• Data provided:
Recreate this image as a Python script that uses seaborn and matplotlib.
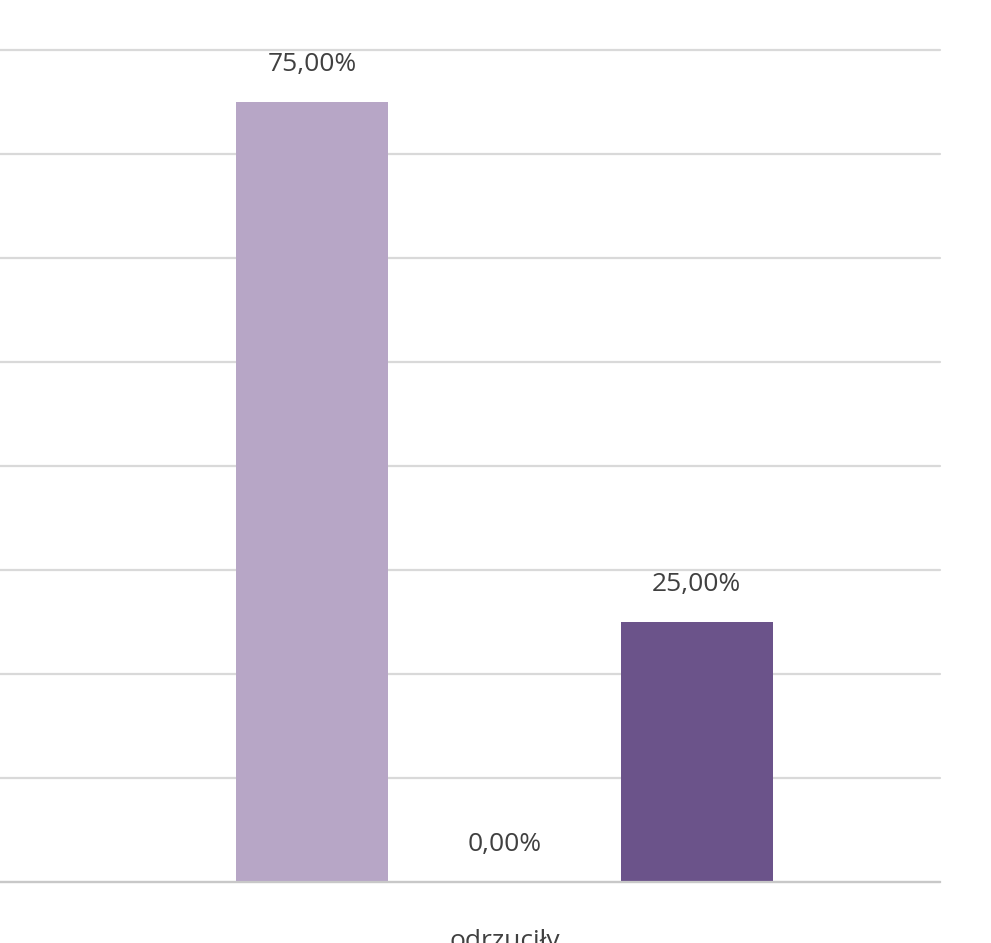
import matplotlib
matplotlib.use('Agg')
import matplotlib.pyplot as plt
import seaborn as sns
import pandas as pd

categories = ['odrzuciły', 'odrzuciły', 'odrzuciły']
groups = ['A', 'B', 'C']
values = [0.75, 0.0, 0.25]
labels = ['75,00%', '0,00%', '25,00%']
colors = ['#B7A1CB', '#8E6BAF', '#6A4A93']

df = pd.DataFrame({'cat': categories, 'grp': groups, 'val': values})

sns.set_style('white')
plt.rcParams['font.family'] = ['Open Sans', 'DejaVu Sans']

fig = plt.figure(figsize=(9.91, 9.43), dpi=100)
ax = fig.add_axes([0, 61 / 943, 940 / 991, 832 / 943])

sns.barplot(data=df, x='cat', y='val', hue='grp', palette=colors,
            width=0.8, gap=0.21, legend=False, linewidth=0, ax=ax)

for cont, lab in zip(ax.containers, labels):
    ax.bar_label(cont, labels=[lab], padding=18, fontsize=19, color='#404040')

ax.set_ylim(0, 0.8)
ax.set_xlim(-0.7, 0.604)
ax.set_yticks([i / 10 for i in range(9)])
ax.yaxis.grid(True, color='#D9D9D9', linewidth=1.6)
for gl in ax.get_ygridlines():
    gl.set_clip_on(False)
ax.set_axisbelow(True)
ax.tick_params(axis='y', left=False, labelleft=False)
ax.tick_params(axis='x', bottom=False, labelsize=19, labelcolor='#404040', pad=30)
ax.set_xlabel('')
ax.set_ylabel('')
for s in ['top', 'left', 'right']:
    ax.spines[s].set_visible(False)
ax.spines['bottom'].set_color('#C8C8C8')
ax.spines['bottom'].set_linewidth(1.6)

fig.savefig('out.png', dpi=100)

• Given task:
Copy each line of the data above that holds "seaborn".

• Completed task:
Recreate this image as a Python script that uses seaborn and matplotlib.
import seaborn as sns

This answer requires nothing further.